Molecular docking Analysis of the phytocompounds found in Citrus seeds and their effects on the hallmark gene of HNSCC

Asian Journal of Pharmaceutical and Health Sciences,2023,13,3,2878-2889.
Published:December 2023
Type:Research Article
Author(s) affiliations:

Sudeshna Sengupta, Satavisha Ghorui, Malavika Bhattacharya*

Department of Biotechnology, Techno India University, Kolkata - 700091, West Bengal, India.

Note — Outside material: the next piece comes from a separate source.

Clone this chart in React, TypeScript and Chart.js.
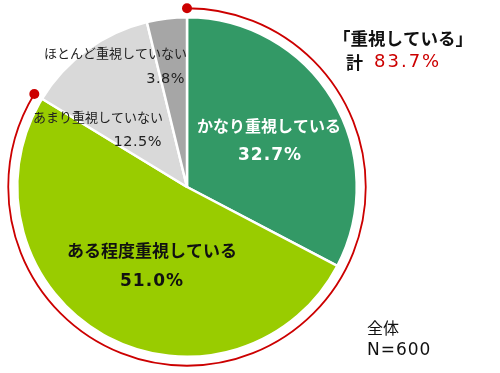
import React, { useEffect, useRef } from "react";
import { Chart, registerables } from "chart.js";

Chart.register(...registerables);

const categories = ["かなり重視している", "ある程度重視している", "あまり重視していない", "ほとんど重視していない"];
const values = [32.7, 51.0, 12.5, 3.8];
const colors = ["#339966", "#99CC00", "#D9D9D9", "#A6A6A6"];
const summaryTitle = "「重視している」";
const summaryPrefix = "計";
const sampleLabel = "全体";
const sampleSize = "N=600";

const JP = '"Noto Sans CJK JP", sans-serif';
const NUM = '"DejaVu Sans", "Noto Sans CJK JP", sans-serif';

const overlayPlugin = {
  id: "overlay",
  afterDraw(chart: any) {
    const ctx = chart.ctx;
    const meta = chart.getDatasetMeta(0);
    const a0 = meta.data[0] as any;
    const a1 = meta.data[1] as any;
    const cx = a0.x;
    const cy = a0.y;
    const R = a0.outerRadius + 9;
    const start = a0.startAngle;
    const end = a1.endAngle;

    ctx.save();
    // red arc over "重視している" slices
    ctx.strokeStyle = "#CC0000";
    ctx.lineWidth = 1.8;
    ctx.beginPath();
    ctx.arc(cx, cy, R, start, end);
    ctx.stroke();
    ctx.fillStyle = "#CC0000";
    for (const ang of [start, end]) {
      ctx.beginPath();
      ctx.arc(cx + R * Math.cos(ang), cy + R * Math.sin(ang), 5, 0, Math.PI * 2);
      ctx.fill();
    }

    const fmt = (v: number) => v.toFixed(1) + "%";
    const text = (s: string, x: number, y: number, font: string, color: string, align: CanvasTextAlign, ls = "0px") => {
      ctx.font = font;
      ctx.fillStyle = color;
      ctx.textAlign = align;
      ctx.textBaseline = "middle";
      (ctx as any).letterSpacing = ls;
      ctx.fillText(s, x, y);
    };

    // slice labels
    text(categories[0], cx + 82, cy - 61, `bold 16px ${JP}`, "#FFFFFF", "center");
    text(fmt(values[0]), cx + 83, cy - 31, `bold 17px ${NUM}`, "#FFFFFF", "center", "1px");
    text(categories[1], cx - 35, cy + 64, `bold 17px ${JP}`, "#111111", "center");
    text(fmt(values[1]), cx - 35, cy + 95, `bold 17px ${NUM}`, "#111111", "center", "1px");
    text(categories[2], cx - 24, cy - 70, `13px ${JP}`, "#222222", "right");
    text(fmt(values[2]), cx - 25, cy - 45, `14.5px ${NUM}`, "#222222", "right", "0.5px");
    text(categories[3], cx + 0, cy - 134, `13px ${JP}`, "#222222", "right");
    text(fmt(values[3]), cx - 2, cy - 108, `14.5px ${NUM}`, "#222222", "right", "0.5px");

    // summary
    const total = values[0] + values[1];
    text(summaryTitle, 333, 38, `bold 17.5px ${JP}`, "#111111", "left");
    text(summaryPrefix, 346, 63, `bold 17px ${JP}`, "#111111", "left");
    text(fmt(total), 374, 62, `18px ${NUM}`, "#CC0000", "left", "2px");

    // sample
    text(sampleLabel, 367, 328, `16px ${JP}`, "#111111", "left");
    text(sampleSize, 367, 351, `17px ${NUM}`, "#111111", "left", "1px");
    ctx.restore();
  },
};

export default function App() {
  const ref = useRef<HTMLCanvasElement | null>(null);
  useEffect(() => {
    if (!ref.current) return;
    const chart = new Chart(ref.current, {
      type: "pie",
      data: {
        labels: categories,
        datasets: [
          {
            data: values,
            backgroundColor: colors,
            borderColor: "#FFFFFF",
            borderWidth: 2.5,
          },
        ],
      },
      options: {
        responsive: false,
        animation: false,
        layout: { padding: { left: 16, top: 16, right: 142, bottom: 15 } },
        plugins: {
          legend: { display: false },
          tooltip: { enabled: false },
        },
      },
      plugins: [overlayPlugin],
    });
    return () => chart.destroy();
  }, []);
  return (
    <div style={{ position: "fixed", left: 0, top: 0, width: 500, height: 373, background: "#fff" }}>
      <canvas ref={ref} width={500} height={373} style={{ display: "block" }} />
    </div>
  );
}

Valorization of waste products of fruits and vegetables is attractive to researchers. Fruits and vegetables are high in macro-nutrients. Also, non-nutrient molecules, often known as phytochemicals, are secondary plant metabolites that include polyphenols and triterpenoids and are well known for a variety of biological activities and health advantages. Citrus fruits are rich in ascorbic acid, and citric acid, which boosts our immune system by helping in the production of white blood cells. Citrus fruits are also known as acid fruits because of their soluble solids which are composed of organic acids and sugar. Citrus fruits are also significant because of their elements with anti-oxidant and anti-inflammatory potential within them. Seeds of these fruits are capable of producing new trees, whereas seeds are inedible and waste products to seeds of Citrus aurantifoliia, C.limon, C.reticulata, C.limetta, C. maxima have been taken for the ligand study, and molecular docking with the protein ENTPD1and also ADMET analysis has been done. Depending upon the phytochemical-rich substances citrus seed can be the potential pool for researchers for reuse and valorization, not only that the significant phytocompounds mentioned and discussed in this paper can be used as a good target for the protein, ENTPD1 which is a hallmark gene of oral cancer. Recycling citrus seeds will add some economic value to produce a new drug delivery system. As the findings indicated limonin present in C. reticulata and C. aurantifoliia constituted a needful source of medication because it shows good drug likeliness, and may hamper the growth of metastatic cells by boosting immunity.

3D illustration of the docked structure of the mutant-binding domain ENTPD1 and phytocompounds from C.limon, C.reticulata.